+++ Record list +++

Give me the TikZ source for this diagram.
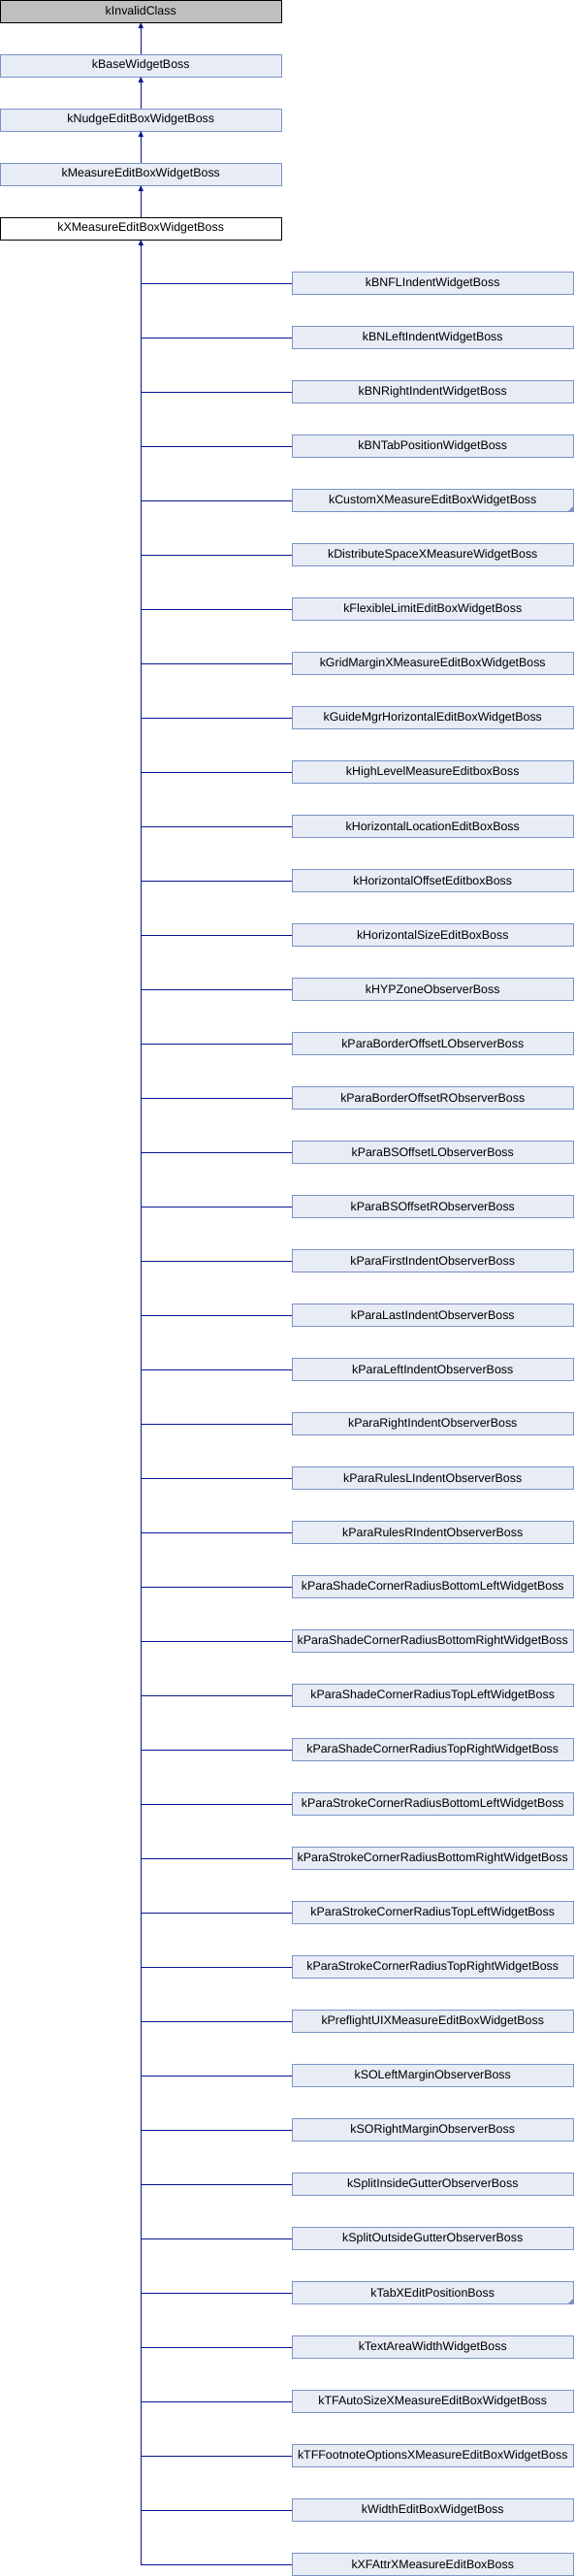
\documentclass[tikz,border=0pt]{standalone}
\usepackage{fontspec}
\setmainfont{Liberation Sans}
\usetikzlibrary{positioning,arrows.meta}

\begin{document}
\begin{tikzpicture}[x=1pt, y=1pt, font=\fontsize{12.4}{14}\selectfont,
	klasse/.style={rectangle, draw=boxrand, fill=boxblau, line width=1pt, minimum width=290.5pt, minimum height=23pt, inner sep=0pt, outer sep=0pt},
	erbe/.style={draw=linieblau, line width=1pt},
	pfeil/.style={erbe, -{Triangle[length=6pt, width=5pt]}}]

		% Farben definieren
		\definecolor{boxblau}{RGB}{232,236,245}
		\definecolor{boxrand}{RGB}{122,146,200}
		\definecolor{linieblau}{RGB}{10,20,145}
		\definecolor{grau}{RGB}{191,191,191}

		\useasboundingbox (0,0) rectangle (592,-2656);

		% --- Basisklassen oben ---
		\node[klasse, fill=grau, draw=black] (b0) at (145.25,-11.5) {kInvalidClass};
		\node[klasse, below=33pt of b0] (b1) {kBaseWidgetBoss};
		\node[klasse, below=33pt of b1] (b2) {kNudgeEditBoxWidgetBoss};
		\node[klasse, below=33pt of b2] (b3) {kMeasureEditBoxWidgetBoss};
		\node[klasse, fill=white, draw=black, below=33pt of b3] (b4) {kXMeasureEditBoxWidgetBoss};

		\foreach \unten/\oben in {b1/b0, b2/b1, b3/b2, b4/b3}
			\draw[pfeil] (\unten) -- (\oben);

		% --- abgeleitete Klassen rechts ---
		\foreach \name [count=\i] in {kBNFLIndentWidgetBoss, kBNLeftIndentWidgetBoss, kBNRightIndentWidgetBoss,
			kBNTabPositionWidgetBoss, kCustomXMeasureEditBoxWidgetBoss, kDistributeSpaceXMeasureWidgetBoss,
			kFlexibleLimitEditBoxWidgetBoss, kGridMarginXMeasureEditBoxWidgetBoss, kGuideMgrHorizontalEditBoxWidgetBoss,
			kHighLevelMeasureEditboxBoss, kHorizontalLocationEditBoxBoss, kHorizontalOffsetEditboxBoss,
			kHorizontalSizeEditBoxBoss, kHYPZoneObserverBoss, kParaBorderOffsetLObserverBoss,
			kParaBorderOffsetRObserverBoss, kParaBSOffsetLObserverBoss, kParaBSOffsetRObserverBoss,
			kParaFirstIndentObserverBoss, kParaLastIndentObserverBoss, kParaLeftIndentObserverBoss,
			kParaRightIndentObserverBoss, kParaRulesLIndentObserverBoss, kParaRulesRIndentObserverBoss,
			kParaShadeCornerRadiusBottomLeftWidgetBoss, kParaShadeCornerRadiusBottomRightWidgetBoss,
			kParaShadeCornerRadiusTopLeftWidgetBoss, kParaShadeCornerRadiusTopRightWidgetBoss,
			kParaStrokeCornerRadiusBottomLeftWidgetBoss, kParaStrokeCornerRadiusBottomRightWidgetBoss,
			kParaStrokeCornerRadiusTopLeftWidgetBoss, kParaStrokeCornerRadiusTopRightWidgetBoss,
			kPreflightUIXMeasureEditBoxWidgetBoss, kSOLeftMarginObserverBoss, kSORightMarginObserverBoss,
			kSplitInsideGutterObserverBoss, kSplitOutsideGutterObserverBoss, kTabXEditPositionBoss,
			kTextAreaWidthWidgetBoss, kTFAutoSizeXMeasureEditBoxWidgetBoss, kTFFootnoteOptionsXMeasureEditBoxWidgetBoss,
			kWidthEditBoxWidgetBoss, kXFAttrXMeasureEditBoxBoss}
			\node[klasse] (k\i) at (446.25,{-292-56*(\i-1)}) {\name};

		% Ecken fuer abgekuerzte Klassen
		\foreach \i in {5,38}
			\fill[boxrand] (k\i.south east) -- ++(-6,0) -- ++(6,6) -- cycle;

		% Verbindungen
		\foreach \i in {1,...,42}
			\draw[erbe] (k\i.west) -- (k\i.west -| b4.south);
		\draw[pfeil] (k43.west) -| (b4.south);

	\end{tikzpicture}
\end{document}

+++
+++ Record list +++

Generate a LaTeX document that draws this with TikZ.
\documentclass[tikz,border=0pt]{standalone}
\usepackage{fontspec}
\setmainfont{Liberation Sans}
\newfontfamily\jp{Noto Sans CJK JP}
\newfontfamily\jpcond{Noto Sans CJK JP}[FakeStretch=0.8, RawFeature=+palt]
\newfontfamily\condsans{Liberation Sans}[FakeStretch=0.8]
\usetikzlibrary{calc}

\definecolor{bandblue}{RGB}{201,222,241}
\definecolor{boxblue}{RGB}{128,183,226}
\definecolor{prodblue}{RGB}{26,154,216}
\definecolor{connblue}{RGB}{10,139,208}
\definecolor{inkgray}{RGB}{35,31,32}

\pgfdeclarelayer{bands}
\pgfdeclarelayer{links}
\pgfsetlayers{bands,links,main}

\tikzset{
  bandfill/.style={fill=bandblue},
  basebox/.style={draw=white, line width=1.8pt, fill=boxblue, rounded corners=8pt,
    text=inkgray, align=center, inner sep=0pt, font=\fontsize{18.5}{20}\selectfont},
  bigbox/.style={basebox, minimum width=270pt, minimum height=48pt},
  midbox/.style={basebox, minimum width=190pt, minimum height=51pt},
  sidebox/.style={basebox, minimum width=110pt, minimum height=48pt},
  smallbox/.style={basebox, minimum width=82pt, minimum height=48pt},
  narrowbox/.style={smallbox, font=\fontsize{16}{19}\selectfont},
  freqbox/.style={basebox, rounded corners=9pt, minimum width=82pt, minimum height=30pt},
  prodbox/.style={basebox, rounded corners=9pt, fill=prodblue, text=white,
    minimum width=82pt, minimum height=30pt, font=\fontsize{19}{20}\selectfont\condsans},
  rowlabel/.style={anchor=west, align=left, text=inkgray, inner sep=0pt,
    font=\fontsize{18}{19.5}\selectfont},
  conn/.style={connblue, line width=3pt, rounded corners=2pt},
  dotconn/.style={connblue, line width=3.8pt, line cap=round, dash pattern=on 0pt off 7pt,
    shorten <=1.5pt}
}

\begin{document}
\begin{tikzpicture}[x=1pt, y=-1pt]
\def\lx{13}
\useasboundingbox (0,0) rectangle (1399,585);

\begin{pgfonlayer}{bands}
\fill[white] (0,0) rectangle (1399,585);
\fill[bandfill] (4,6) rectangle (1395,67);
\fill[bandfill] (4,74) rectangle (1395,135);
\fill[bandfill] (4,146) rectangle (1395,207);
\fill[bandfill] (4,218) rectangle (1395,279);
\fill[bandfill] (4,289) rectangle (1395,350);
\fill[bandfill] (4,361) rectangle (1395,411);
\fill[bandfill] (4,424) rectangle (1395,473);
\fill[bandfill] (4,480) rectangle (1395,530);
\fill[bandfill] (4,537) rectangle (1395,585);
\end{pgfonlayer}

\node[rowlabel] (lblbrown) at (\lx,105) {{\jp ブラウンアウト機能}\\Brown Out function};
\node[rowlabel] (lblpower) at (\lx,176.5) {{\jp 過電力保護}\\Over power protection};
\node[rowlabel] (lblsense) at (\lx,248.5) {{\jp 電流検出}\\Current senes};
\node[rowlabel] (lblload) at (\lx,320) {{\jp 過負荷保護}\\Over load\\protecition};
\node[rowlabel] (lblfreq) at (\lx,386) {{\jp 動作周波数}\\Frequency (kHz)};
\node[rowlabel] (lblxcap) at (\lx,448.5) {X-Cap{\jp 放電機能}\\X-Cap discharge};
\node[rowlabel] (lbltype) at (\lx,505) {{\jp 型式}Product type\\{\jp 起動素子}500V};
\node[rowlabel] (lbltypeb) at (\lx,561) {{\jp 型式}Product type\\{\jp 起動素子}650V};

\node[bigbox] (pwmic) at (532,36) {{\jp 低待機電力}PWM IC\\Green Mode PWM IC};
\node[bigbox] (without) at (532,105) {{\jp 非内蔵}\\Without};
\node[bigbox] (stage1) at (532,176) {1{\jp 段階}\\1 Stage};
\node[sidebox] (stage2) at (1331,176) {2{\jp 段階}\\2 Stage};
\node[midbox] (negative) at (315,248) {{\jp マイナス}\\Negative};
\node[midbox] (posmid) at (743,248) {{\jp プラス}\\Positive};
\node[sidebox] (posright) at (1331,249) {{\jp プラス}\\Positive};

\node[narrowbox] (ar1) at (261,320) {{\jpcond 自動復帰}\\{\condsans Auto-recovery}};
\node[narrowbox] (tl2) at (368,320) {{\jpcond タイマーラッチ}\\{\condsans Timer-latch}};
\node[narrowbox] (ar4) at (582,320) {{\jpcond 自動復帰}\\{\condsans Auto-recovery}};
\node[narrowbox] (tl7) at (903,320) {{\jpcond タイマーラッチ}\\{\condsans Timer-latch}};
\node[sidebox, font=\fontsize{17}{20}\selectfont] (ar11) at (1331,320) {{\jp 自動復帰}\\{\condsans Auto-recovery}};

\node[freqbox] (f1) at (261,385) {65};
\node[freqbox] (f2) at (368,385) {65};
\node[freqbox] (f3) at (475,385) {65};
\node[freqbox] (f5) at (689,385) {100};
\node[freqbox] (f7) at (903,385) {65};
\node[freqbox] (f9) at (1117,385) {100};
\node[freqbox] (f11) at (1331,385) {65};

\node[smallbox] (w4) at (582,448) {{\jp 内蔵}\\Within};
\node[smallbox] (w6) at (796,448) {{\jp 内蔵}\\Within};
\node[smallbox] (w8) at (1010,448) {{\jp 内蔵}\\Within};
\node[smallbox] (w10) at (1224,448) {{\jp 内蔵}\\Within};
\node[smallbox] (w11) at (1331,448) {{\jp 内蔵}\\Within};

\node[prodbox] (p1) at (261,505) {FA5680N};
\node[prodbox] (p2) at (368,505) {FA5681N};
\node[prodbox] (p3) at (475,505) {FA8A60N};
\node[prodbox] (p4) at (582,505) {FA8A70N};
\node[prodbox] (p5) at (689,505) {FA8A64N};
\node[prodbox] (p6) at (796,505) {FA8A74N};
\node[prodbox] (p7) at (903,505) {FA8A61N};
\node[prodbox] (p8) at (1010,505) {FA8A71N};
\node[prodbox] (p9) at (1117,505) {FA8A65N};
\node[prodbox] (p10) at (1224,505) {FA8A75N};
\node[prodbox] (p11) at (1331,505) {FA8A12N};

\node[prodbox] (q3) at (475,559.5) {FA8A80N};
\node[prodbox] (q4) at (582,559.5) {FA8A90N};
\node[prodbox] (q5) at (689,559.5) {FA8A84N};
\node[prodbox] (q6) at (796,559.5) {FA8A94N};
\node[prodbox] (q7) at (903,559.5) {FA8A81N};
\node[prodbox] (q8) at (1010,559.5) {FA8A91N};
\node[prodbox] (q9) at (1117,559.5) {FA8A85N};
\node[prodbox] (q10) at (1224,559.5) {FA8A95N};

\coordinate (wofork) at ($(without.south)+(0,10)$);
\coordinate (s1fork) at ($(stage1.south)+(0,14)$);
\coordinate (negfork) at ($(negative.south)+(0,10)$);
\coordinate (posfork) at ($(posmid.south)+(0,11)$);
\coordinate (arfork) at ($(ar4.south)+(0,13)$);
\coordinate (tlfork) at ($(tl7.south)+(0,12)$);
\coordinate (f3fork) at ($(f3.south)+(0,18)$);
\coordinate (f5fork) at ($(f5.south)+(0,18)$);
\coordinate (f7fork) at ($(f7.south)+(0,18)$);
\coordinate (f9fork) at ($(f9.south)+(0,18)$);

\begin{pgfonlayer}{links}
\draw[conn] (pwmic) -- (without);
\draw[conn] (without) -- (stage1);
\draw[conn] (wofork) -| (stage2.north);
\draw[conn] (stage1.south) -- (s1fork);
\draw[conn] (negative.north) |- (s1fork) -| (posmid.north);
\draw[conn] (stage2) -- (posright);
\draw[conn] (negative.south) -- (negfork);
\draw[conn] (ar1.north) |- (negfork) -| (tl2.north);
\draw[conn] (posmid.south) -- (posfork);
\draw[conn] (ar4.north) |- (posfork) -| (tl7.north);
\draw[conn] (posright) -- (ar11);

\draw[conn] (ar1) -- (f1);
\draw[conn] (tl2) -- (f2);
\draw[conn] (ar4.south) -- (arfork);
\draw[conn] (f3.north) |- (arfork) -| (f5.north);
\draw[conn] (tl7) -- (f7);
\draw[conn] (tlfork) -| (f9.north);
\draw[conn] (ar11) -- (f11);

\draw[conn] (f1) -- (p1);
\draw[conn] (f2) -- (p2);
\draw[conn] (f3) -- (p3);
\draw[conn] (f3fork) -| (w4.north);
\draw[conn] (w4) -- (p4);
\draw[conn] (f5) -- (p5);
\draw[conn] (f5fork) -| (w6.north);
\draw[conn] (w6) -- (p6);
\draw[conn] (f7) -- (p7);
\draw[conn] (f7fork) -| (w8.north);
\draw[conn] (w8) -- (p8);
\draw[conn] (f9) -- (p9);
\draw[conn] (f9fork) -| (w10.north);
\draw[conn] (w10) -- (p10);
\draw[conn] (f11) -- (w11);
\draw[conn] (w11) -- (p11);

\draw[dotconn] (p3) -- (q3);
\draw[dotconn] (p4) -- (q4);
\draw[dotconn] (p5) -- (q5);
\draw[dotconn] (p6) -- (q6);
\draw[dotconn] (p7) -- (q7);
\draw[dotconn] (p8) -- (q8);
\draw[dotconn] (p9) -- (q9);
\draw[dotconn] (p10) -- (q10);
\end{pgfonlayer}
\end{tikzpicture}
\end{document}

+++

_The request_
Word for word, repeat the lines above from the one with "Give me the TikZ source for this diagram." through the one with "(\unten) -- (\oben);", and nothing beyond them. Omit the pictures.

_Exercise output_
Give me the TikZ source for this diagram.
\documentclass[tikz,border=0pt]{standalone}
\usepackage{fontspec}
\setmainfont{Liberation Sans}
\usetikzlibrary{positioning,arrows.meta}

\begin{document}
\begin{tikzpicture}[x=1pt, y=1pt, font=\fontsize{12.4}{14}\selectfont,
	klasse/.style={rectangle, draw=boxrand, fill=boxblau, line width=1pt, minimum width=290.5pt, minimum height=23pt, inner sep=0pt, outer sep=0pt},
	erbe/.style={draw=linieblau, line width=1pt},
	pfeil/.style={erbe, -{Triangle[length=6pt, width=5pt]}}]

		% Farben definieren
		\definecolor{boxblau}{RGB}{232,236,245}
		\definecolor{boxrand}{RGB}{122,146,200}
		\definecolor{linieblau}{RGB}{10,20,145}
		\definecolor{grau}{RGB}{191,191,191}

		\useasboundingbox (0,0) rectangle (592,-2656);

		% --- Basisklassen oben ---
		\node[klasse, fill=grau, draw=black] (b0) at (145.25,-11.5) {kInvalidClass};
		\node[klasse, below=33pt of b0] (b1) {kBaseWidgetBoss};
		\node[klasse, below=33pt of b1] (b2) {kNudgeEditBoxWidgetBoss};
		\node[klasse, below=33pt of b2] (b3) {kMeasureEditBoxWidgetBoss};
		\node[klasse, fill=white, draw=black, below=33pt of b3] (b4) {kXMeasureEditBoxWidgetBoss};

		\foreach \unten/\oben in {b1/b0, b2/b1, b3/b2, b4/b3}
			\draw[pfeil] (\unten) -- (\oben);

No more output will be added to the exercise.